Un signe de mal-être
Plusieurs raisons peuvent pousser un adolescent à jouer au «Blue Whale Challenge». Certains le font juste par curiosité, tandis que d’autres veulent tester leurs limites. Il y a aussi ceux pour qui ce challenge est un signe d’appartenance à une communauté («j’existe, je relève des défis, je suis encouragé pour le faire»). Mais jouer au «Blue Whale Challenge» peut aussi être un symptôme de mal-être. «Quand on prêt à se mettre en danger, c’est qu’il y a un malaise persistant, un malaise sous-jacent qui ne demande qu’à s’exprimer, et qui va s’exprimer justement par ces défis», explique Fima. Les origines de ce mal-être sont multiples: problèmes à la maison, chagrin amoureux, pression scolaire, harcèlement, indifférence, dispute avec un ami…

Le joueur est encouragé par un « tuteur » à chaque fois qu’il relève un défi. Crédit: DR

Une fois que l’adolescent commence à jouer au «Blue Whale Challenge», il est pris dans un engrenage infernal. Ce jeu va exercer une manipulation psychologique sur lui en l’isolant, le privant de sommeil, l’emprisonnant dans un environnement morbide, etc. Au bout de plusieurs semaines dans cette situation, on imagine aisément que le joueur puisse basculer vers l’acte suprême. Et même s’il ne va pas jusqu’au bout du challenge, c’est déjà grave. Rien que la scarification est un passage à l’acte.
Comment protéger nos enfants?
Néanmoins, il n’est jamais trop tard pour aider un jeune qui jouerait ou serait tenté de jouer au «Blue Whale Challenge». Et n’importe qui peut le faire; pas seulement les «personnes spécialisées». Tout d’abord, il faut être vigilant aux changements de comportement chez l’adolescent: état de fatigue extrême, isolement, manque de sommeil, fascination pour la mort, etc. Ensuite, agir en lui parlant, sans dramatiser ni minimiser sa situation, s’assurer qu’il est effectivement attiré par ce type de jeu, et chercher à savoir pourquoi. Fima précise qu’il est en effet important pour le jeune en souffrance de se sentir écouté, pas jugé. L’on peut également le confier à un médecin spécialisé, ou le diriger vers le service d’écoute anonyme de Sourire de Reda, «Stop Silence».
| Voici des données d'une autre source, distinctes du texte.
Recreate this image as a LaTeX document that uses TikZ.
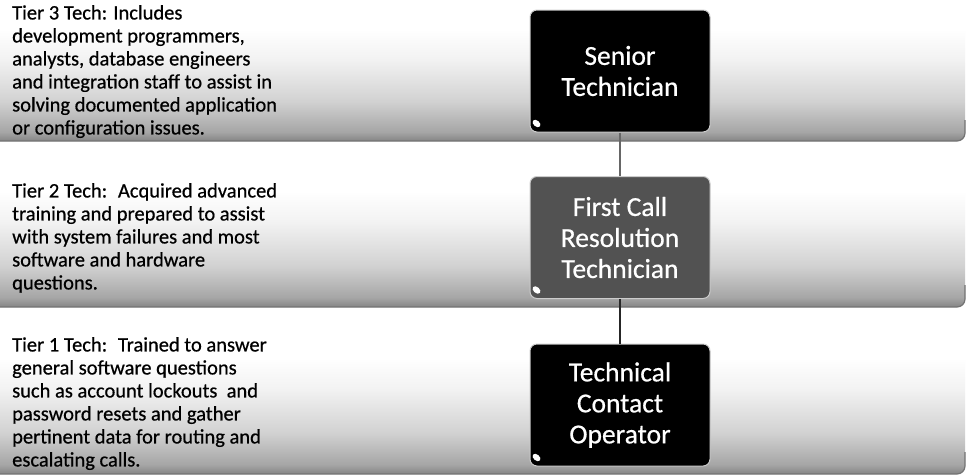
\documentclass[tikz,border=0pt]{standalone}
\usepackage{fontspec}
\setmainfont{Carlito}[FakeBold=0.6]
\pgfdeclareverticalshading{bandshade}{100bp}{color(0bp)=(black!48); color(25bp)=(black!48); color(28bp)=(black!35); color(38bp)=(black!18); color(52bp)=(black!5); color(62bp)=(white); color(100bp)=(white)}
\tikzset{
  band/.style={shading=bandshade, rounded corners=8pt},
  bandedge/.style={draw=black!55, line width=1.2pt, rounded corners=8pt},
  tierbox/.style={rounded corners=7pt, draw=black!20, line width=1pt, text=white,
    minimum width=180pt, minimum height=122pt, inner sep=0pt, align=center,
    font=\fontsize{27.5}{31}\selectfont},
  desc/.style={anchor=north west, inner sep=0pt, align=left,
    font=\fontsize{20.5}{23}\selectfont},
  conn/.style={line width=2pt},
  gloss/.style={fill=white}
}
\begin{document}
\begin{tikzpicture}[x=1pt,y=-1pt]
\useasboundingbox (0,0) rectangle (969,475);
\fill[white] (0,0) rectangle (969,475);
% bands
\path[band] (-10,-10) rectangle (965,141);
\draw[bandedge] (-10,141) -- (965,141) -- (965,120);
\path[band] (-10,150) rectangle (965,307);
\draw[bandedge] (-10,307) -- (965,307) -- (965,285);
\path[band] (-10,317) rectangle (965,474);
\draw[bandedge] (-10,474) -- (965,474) -- (965,452);
% descriptions
\node[desc] (t3) at (12,5) {Tier 3 Tech: Includes\\development programmers,\\analysts, database engineers\\and integration staff to assist in\\solving documented application\\or configuration issues.};
\node[desc] (t2) at (12,183) {Tier 2 Tech:~ Acquired advanced\\training and prepared to assist\\with system failures and most\\software and hardware\\questions.};
\node[desc] (t1) at (12,337) {Tier 1 Tech:~ Trained to answer\\general software questions\\such as account lockouts~ and\\password resets and gather\\pertinent data for routing and\\escalating calls.};
% boxes
\node[tierbox, fill=black] (b1) at (620,71) {Senior\\Technician};
\node[tierbox, fill=black!68] (b2) at (620,237.5) {First Call\\Resolution\\Technician};
\node[tierbox, fill=black] (b3) at (620,405) {Technical\\Contact\\Operator};
% gloss spots
\fill[gloss] ([shift={(7,-9)}]b1.south west) ellipse [x radius=4.5, y radius=3, rotate=-40];
\fill[gloss] ([shift={(7,-9)}]b2.south west) ellipse [x radius=4.5, y radius=3, rotate=-40];
\fill[gloss] ([shift={(7,-9)}]b3.south west) ellipse [x radius=4.5, y radius=3, rotate=-40];
% connectors
\draw[conn, black!60] (b1.south) -- (b2.north);
\draw[conn, black!85] (b2.south) -- (b3.north);
\end{tikzpicture}
\end{document}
Beaucoup de personnes pourraient se demander: «Comment aborder la question du suicide avec un enfant?». Et elles auraient raison, vu que c’est un sujet tabou dans la religion, ainsi que dans la société. Mais, «les études montrent qu’en parler, c’est aider», nous rassure Fima. De plus, ce n’est pas parce qu’un adolescent pense au suicide qu’il va forcément passer à l’acte, et c’est là qu’on peut contourner cette difficulté à en parler. «On ne va pas parler de mort, mais de vie. Ce sont des messages d’espoir qu’on va faire passer», conclut la responsable associative.